Most AI strategies start with the same question: what can we automate? Leaders look at their processes and ask where they can cut costs and reduce headcount. It sounds logical. But it is the wrong starting point. The better question is this: where do our people need better support? Start there, and your AI strategy will actually work.

Technology-First Strategies Miss the Point

When you start with technology, you end up with solutions looking for problems. You buy an AI tool because it is impressive. Then you spend months trying to figure out where to use it. You force it into processes where it does not quite fit. You create new problems trying to solve old ones.

This is how companies end up with expensive AI implementations that nobody uses. The technology was real. The need was not. Nobody asked the people doing the work what they actually needed.

Technology-first strategies also tend to focus on elimination. The goal becomes removing steps, removing roles, removing humans. The result is a leaner process that is also more fragile, less adaptable, and less trusted by the people it is supposed to serve.

Start With Real Friction

A people-first strategy starts with a different conversation. You go to the people doing the work and you ask them where they are struggling. You ask what takes up their time that does not require their judgment. You ask what information they wish they had faster. You ask what tasks feel like a waste of their skills.

Those answers will tell you exactly where AI can help. Not where it can replace, but where it can genuinely reduce friction and free people up to do the work that actually matters.

A customer service team might tell you they spend half their day looking up order histories before they can even start helping a customer. That is a real friction point. AI can fix that. It can surface the relevant information instantly so the agent can focus entirely on the conversation. The human is still there. They are just better prepared.

The Right Question

Ask yourself this about every process you are considering automating: where are our people spending time on tasks that do not require their judgment?

Data entry does not require judgment. Scheduling does not require judgment. Pulling reports does not require judgment. These are the right targets for automation. They are tasks that consume human time without using human capability.
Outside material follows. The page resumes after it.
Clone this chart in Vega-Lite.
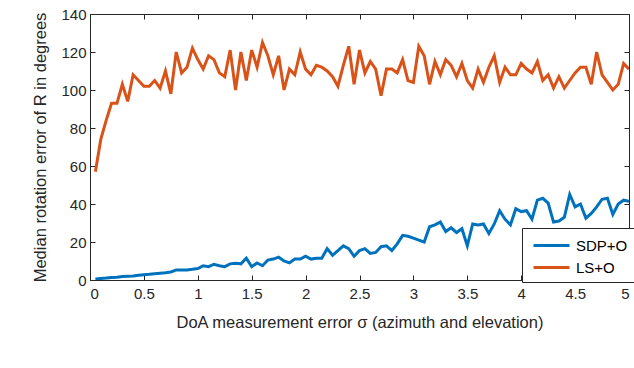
{
  "$schema": "https://vega.github.io/schema/vega-lite/v6.json",
  "width": 539,
  "height": 266,
  "autosize": {"type": "none"},
  "padding": {"left": 90, "top": 14, "right": 5, "bottom": 88},
  "background": "white",
  "config": {
    "font": "Liberation Sans",
    "view": {"stroke": "#262626", "strokeWidth": 1},
    "axis": {"grid": false, "domainColor": "#262626", "tickColor": "#262626", "labelColor": "#262626", "titleColor": "#262626", "labelFontSize": 15, "titleFontSize": 16.5, "titleFontWeight": "normal", "tickSize": -5, "labelPadding": 11}
  },
  "data": {"values": [
    {"sigma":0.05,"sdp":0.5,"ls":57},{"sigma":0.1,"sdp":0.8,"ls":74},{"sigma":0.15,"sdp":1.0,"ls":84},{"sigma":0.2,"sdp":1.3,"ls":93},{"sigma":0.25,"sdp":1.5,"ls":93},
    {"sigma":0.3,"sdp":1.8,"ls":103},{"sigma":0.35,"sdp":2.0,"ls":94},{"sigma":0.4,"sdp":2.1,"ls":108},{"sigma":0.45,"sdp":2.5,"ls":105},{"sigma":0.5,"sdp":2.8,"ls":102},
    {"sigma":0.55,"sdp":3.0,"ls":102},{"sigma":0.6,"sdp":3.3,"ls":105},{"sigma":0.65,"sdp":3.6,"ls":101},{"sigma":0.7,"sdp":3.8,"ls":110},{"sigma":0.75,"sdp":4.2,"ls":98},
    {"sigma":0.8,"sdp":5.3,"ls":120},{"sigma":0.85,"sdp":5.2,"ls":109},{"sigma":0.9,"sdp":5.3,"ls":112},{"sigma":0.95,"sdp":5.6,"ls":122},{"sigma":1.0,"sdp":6.0,"ls":116},
    {"sigma":1.05,"sdp":7.5,"ls":111},{"sigma":1.1,"sdp":7.0,"ls":118},{"sigma":1.15,"sdp":8.3,"ls":116},{"sigma":1.2,"sdp":7.5,"ls":109},{"sigma":1.25,"sdp":7.0,"ls":107},
    {"sigma":1.3,"sdp":8.5,"ls":121},{"sigma":1.35,"sdp":8.8,"ls":100},{"sigma":1.4,"sdp":8.5,"ls":120},{"sigma":1.45,"sdp":11.5,"ls":105},{"sigma":1.5,"sdp":7.0,"ls":121},
    {"sigma":1.55,"sdp":9.0,"ls":112},{"sigma":1.6,"sdp":7.5,"ls":125},{"sigma":1.65,"sdp":10.5,"ls":118},{"sigma":1.7,"sdp":11.0,"ls":108},{"sigma":1.75,"sdp":12.0,"ls":118},
    {"sigma":1.8,"sdp":10.0,"ls":100},{"sigma":1.85,"sdp":9.0,"ls":111},{"sigma":1.9,"sdp":11.0,"ls":108},{"sigma":1.95,"sdp":11.0,"ls":120},{"sigma":2.0,"sdp":12.5,"ls":111},
    {"sigma":2.05,"sdp":11.0,"ls":108},{"sigma":2.1,"sdp":11.5,"ls":113},{"sigma":2.15,"sdp":11.5,"ls":112},{"sigma":2.2,"sdp":16.5,"ls":110},{"sigma":2.25,"sdp":13.0,"ls":107},
    {"sigma":2.3,"sdp":15.5,"ls":102},{"sigma":2.35,"sdp":18.0,"ls":113},{"sigma":2.4,"sdp":16.5,"ls":123},{"sigma":2.45,"sdp":12.5,"ls":103},{"sigma":2.5,"sdp":15.5,"ls":121},
    {"sigma":2.55,"sdp":16.5,"ls":109},{"sigma":2.6,"sdp":14.0,"ls":115},{"sigma":2.65,"sdp":14.5,"ls":111},{"sigma":2.7,"sdp":17.5,"ls":97},{"sigma":2.75,"sdp":18.0,"ls":111},
    {"sigma":2.8,"sdp":15.5,"ls":111},{"sigma":2.85,"sdp":19.0,"ls":109},{"sigma":2.9,"sdp":23.5,"ls":116},{"sigma":2.95,"sdp":23.0,"ls":105},{"sigma":3.0,"sdp":22.0,"ls":104},
    {"sigma":3.05,"sdp":21.0,"ls":123},{"sigma":3.1,"sdp":20.0,"ls":118},{"sigma":3.15,"sdp":28.0,"ls":103},{"sigma":3.2,"sdp":29.0,"ls":115},{"sigma":3.25,"sdp":30.5,"ls":108},
    {"sigma":3.3,"sdp":25.5,"ls":116},{"sigma":3.35,"sdp":27.5,"ls":113},{"sigma":3.4,"sdp":25.0,"ls":107},{"sigma":3.45,"sdp":27.0,"ls":114},{"sigma":3.5,"sdp":18.0,"ls":105},
    {"sigma":3.55,"sdp":29.5,"ls":101},{"sigma":3.6,"sdp":29.0,"ls":111},{"sigma":3.65,"sdp":29.5,"ls":104},{"sigma":3.7,"sdp":24.5,"ls":112},{"sigma":3.75,"sdp":29.5,"ls":118},
    {"sigma":3.8,"sdp":36.5,"ls":104},{"sigma":3.85,"sdp":32.0,"ls":112},{"sigma":3.9,"sdp":29.0,"ls":108},{"sigma":3.95,"sdp":37.5,"ls":108},{"sigma":4.0,"sdp":36.0,"ls":114},
    {"sigma":4.05,"sdp":36.5,"ls":111},{"sigma":4.1,"sdp":32.0,"ls":109},{"sigma":4.15,"sdp":42.0,"ls":115},{"sigma":4.2,"sdp":43.0,"ls":105},{"sigma":4.25,"sdp":40.5,"ls":108},
    {"sigma":4.3,"sdp":30.5,"ls":101},{"sigma":4.35,"sdp":31.0,"ls":107},{"sigma":4.4,"sdp":33.0,"ls":101},{"sigma":4.45,"sdp":45.0,"ls":105},{"sigma":4.5,"sdp":38.5,"ls":109},
    {"sigma":4.55,"sdp":40.0,"ls":112},{"sigma":4.6,"sdp":32.5,"ls":112},{"sigma":4.65,"sdp":35.0,"ls":103},{"sigma":4.7,"sdp":38.5,"ls":120},{"sigma":4.75,"sdp":42.5,"ls":108},
    {"sigma":4.8,"sdp":43.0,"ls":104},{"sigma":4.85,"sdp":34.5,"ls":100},{"sigma":4.9,"sdp":40.0,"ls":103},{"sigma":4.95,"sdp":42.0,"ls":114},{"sigma":5.0,"sdp":41.5,"ls":111}
  ]},
  "transform": [
    {"fold": ["sdp", "ls"], "as": ["key", "error"]},
    {"calculate": "datum.key === 'sdp' ? 'SDP+O' : 'LS+O'", "as": "method"}
  ],
  "layer": [
    {
      "mark": {"type": "line", "strokeWidth": 3, "clip": true},
      "encoding": {
        "x": {"field": "sigma", "type": "quantitative", "scale": {"domain": [0, 5], "nice": false, "zero": false},
              "axis": {"orient": "bottom", "values": [0,0.5,1,1.5,2,2.5,3,3.5,4,4.5,5], "format": "~g", "title": "DoA measurement error  σ (azimuth and elevation)", "titlePadding": 13}},
        "y": {"field": "error", "type": "quantitative", "scale": {"domain": [0, 140], "nice": false},
              "axis": {"orient": "left", "values": [0,20,40,60,80,100,120,140], "title": "Median rotation error of R in degrees", "titlePadding": 12, "labelPadding": 9}},
        "color": {"field": "method", "type": "nominal", "sort": ["SDP+O", "LS+O"],
                  "scale": {"domain": ["SDP+O", "LS+O"], "range": ["#0072BD", "#D95319"]},
                  "legend": {"title": null, "orient": "none", "legendX": 432, "legendY": 214, "fillColor": "white", "strokeColor": "#262626", "padding": 6, "symbolType": "M-1.8,0L1.8,0", "symbolStrokeWidth": 3, "symbolSize": 400, "symbolOffset": 12, "labelFontSize": 15, "labelColor": "#000000", "rowPadding": 2, "labelOffset": 13}}
      }
    },
    {
      "mark": {"type": "line", "strokeWidth": 0, "opacity": 0},
      "encoding": {
        "x": {"field": "sigma", "type": "quantitative", "axis": {"orient": "top", "values": [0,0.5,1,1.5,2,2.5,3,3.5,4,4.5,5], "labels": false, "title": null}},
        "y": {"field": "error", "type": "quantitative", "axis": {"orient": "right", "values": [0,20,40,60,80,100,120,140], "labels": false, "title": null}},
        "detail": {"field": "method"}
      }
    }
  ],
  "resolve": {"axis": {"x": "independent", "y": "independent"}}
}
But handling a difficult client conversation requires judgment. Deciding how to respond to an unusual situation requires judgment. Building a relationship over time requires judgment. These are the tasks your people should be doing more of, not less.

More Meaningful Work

The goal of a good AI strategy is not fewer people. It is people doing more meaningful work. It is your team spending less time on the repetitive and more time on the complex. Less time on the routine and more time on the relationships.

When people do more meaningful work, they are more engaged. They are better at their jobs. They stay longer. They bring more to the company than any automated system ever could.

Start with your people. Find out where they are frustrated, where they are wasting time, where they feel underused. Then use AI to fix those specific things. That is a strategy that actually works for the business and for the people inside it.